'''

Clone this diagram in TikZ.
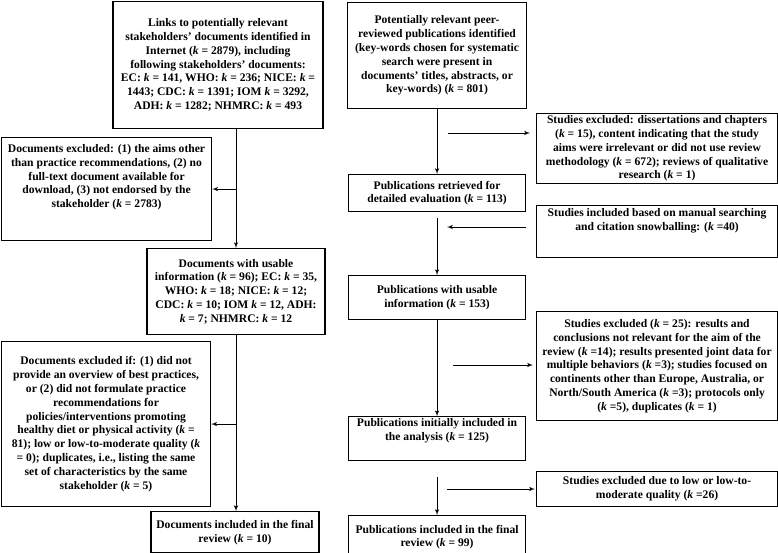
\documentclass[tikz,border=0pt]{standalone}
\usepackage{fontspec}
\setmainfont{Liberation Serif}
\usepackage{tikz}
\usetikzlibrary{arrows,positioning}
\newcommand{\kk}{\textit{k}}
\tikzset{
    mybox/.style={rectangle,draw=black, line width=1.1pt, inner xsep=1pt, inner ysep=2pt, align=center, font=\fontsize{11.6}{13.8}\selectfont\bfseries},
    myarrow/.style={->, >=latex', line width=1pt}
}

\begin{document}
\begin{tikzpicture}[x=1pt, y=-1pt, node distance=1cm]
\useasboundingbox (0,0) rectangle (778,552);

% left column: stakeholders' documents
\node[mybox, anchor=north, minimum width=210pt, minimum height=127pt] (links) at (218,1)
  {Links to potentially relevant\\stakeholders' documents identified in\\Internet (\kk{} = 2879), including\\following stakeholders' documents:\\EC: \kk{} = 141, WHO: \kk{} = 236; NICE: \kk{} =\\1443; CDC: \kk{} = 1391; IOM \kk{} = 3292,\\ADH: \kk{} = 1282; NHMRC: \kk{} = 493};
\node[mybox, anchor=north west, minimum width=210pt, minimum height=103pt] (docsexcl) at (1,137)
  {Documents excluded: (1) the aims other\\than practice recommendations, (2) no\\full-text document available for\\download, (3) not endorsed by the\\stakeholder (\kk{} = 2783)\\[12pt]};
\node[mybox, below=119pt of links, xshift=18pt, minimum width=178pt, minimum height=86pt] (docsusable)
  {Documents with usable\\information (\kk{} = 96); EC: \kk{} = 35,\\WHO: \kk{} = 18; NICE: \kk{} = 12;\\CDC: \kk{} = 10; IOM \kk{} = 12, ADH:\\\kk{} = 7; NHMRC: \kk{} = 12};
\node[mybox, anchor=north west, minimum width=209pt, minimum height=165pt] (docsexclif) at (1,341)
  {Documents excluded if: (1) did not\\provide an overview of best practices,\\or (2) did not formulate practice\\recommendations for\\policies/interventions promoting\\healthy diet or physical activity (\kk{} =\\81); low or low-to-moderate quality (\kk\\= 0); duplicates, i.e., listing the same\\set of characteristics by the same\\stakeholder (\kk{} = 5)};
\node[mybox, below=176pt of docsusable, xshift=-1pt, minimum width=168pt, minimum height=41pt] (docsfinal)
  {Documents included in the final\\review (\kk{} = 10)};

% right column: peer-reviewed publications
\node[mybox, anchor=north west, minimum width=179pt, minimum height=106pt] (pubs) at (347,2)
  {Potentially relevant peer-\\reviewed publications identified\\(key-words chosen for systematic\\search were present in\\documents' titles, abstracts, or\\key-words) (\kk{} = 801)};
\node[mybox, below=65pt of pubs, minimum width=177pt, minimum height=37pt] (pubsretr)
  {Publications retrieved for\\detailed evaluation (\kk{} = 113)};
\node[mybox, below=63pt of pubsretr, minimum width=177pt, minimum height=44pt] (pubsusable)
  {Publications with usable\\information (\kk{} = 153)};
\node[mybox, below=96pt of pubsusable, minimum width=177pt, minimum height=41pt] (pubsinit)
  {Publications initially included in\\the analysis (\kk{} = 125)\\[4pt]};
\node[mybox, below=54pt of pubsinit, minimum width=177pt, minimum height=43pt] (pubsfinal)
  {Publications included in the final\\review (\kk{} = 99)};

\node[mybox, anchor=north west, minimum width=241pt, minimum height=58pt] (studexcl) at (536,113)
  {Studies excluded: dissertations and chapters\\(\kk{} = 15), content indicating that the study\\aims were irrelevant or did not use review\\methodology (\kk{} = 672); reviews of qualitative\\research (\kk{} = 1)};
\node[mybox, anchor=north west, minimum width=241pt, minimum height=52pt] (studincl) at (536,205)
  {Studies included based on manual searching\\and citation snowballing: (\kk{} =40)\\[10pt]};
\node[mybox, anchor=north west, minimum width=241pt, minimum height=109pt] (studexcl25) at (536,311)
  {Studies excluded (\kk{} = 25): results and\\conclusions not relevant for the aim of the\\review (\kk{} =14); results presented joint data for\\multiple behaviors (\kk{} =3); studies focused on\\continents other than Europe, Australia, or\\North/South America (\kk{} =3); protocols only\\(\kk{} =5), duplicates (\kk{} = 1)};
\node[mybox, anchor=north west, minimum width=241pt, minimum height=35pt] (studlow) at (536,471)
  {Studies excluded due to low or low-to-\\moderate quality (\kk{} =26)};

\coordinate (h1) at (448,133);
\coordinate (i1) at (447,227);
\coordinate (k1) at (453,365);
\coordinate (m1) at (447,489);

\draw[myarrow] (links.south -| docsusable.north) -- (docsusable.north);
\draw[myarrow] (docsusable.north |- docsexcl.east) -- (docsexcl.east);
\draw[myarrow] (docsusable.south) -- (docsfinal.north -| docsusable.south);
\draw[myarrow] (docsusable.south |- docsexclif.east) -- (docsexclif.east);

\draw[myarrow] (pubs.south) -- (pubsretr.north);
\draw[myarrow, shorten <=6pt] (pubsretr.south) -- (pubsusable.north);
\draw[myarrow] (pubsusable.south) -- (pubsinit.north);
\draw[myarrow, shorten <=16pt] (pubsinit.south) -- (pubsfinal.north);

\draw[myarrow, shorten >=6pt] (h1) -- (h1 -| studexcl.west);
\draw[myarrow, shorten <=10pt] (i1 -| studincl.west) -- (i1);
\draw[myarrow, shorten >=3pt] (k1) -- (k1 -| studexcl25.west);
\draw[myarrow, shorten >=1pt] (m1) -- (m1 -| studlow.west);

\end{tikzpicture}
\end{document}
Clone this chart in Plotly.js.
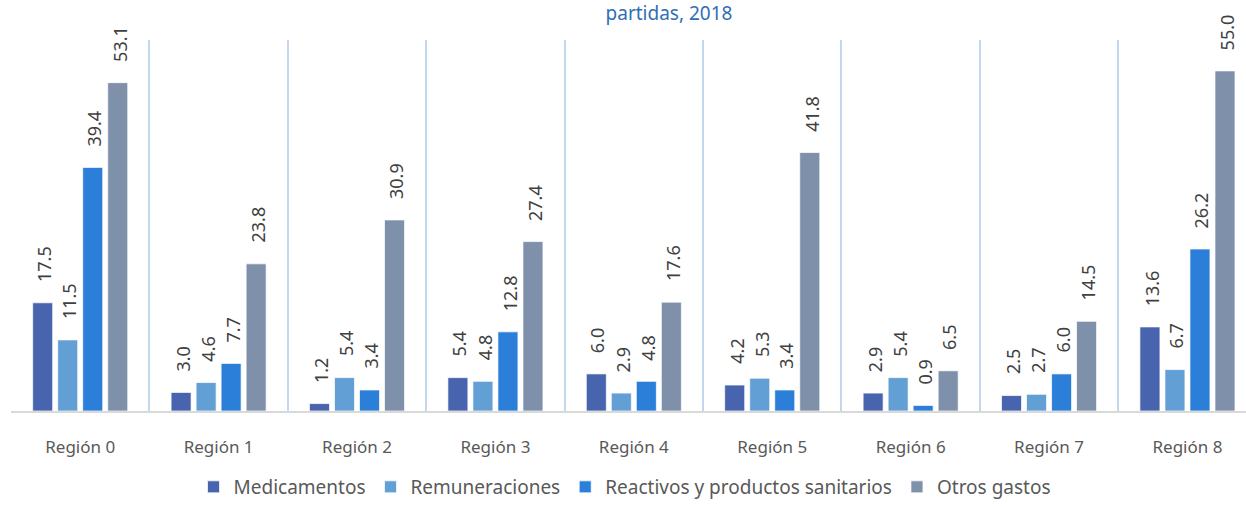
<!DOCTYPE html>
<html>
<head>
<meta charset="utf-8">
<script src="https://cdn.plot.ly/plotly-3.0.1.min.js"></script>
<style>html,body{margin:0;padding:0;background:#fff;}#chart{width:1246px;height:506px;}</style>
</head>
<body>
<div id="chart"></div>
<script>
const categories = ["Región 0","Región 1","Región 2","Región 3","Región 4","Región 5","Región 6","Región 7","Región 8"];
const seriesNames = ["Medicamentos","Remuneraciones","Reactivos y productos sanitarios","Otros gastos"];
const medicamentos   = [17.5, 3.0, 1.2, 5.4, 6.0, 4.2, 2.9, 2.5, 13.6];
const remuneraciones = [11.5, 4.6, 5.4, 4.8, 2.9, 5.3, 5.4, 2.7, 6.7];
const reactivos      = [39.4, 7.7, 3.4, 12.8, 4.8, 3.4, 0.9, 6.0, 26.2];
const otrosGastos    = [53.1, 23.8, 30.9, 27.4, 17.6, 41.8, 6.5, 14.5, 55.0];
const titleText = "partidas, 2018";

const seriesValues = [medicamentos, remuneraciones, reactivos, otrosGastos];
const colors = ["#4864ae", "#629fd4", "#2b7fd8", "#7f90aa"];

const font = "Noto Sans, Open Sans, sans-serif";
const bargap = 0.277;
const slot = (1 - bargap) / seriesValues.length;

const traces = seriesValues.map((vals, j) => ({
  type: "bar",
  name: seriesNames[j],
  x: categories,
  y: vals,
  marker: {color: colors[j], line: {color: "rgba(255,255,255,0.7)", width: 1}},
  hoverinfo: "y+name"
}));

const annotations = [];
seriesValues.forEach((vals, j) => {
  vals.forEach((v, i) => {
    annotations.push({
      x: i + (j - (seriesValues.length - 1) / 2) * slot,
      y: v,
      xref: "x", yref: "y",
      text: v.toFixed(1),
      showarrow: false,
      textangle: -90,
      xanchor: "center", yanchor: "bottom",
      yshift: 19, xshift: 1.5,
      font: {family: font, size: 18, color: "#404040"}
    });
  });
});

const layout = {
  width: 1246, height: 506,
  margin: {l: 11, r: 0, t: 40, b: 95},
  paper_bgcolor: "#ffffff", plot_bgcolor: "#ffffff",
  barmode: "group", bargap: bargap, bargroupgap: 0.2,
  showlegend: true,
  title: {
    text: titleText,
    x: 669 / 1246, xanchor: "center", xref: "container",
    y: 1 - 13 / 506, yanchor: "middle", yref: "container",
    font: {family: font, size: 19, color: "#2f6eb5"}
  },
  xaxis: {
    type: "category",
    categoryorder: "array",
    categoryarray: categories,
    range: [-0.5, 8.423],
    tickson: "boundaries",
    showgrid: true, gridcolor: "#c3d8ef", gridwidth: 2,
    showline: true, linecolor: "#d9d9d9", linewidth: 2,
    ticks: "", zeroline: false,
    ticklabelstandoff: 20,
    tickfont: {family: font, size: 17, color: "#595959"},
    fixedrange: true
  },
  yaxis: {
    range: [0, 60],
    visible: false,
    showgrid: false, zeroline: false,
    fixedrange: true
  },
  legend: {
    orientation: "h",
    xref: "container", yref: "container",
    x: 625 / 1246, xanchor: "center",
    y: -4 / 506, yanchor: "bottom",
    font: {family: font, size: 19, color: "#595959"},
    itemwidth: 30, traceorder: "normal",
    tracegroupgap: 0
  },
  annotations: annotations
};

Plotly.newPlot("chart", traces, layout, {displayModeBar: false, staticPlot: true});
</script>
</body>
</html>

'''

Exercise aim: With the pictures left out, restate word for word every line of the data above, from the first down to the line that contains "(0,0) rectangle (778,552);".

Written response:
Clone this diagram in TikZ.
\documentclass[tikz,border=0pt]{standalone}
\usepackage{fontspec}
\setmainfont{Liberation Serif}
\usepackage{tikz}
\usetikzlibrary{arrows,positioning}
\newcommand{\kk}{\textit{k}}
\tikzset{
    mybox/.style={rectangle,draw=black, line width=1.1pt, inner xsep=1pt, inner ysep=2pt, align=center, font=\fontsize{11.6}{13.8}\selectfont\bfseries},
    myarrow/.style={->, >=latex', line width=1pt}
}

\begin{document}
\begin{tikzpicture}[x=1pt, y=-1pt, node distance=1cm]
\useasboundingbox (0,0) rectangle (778,552);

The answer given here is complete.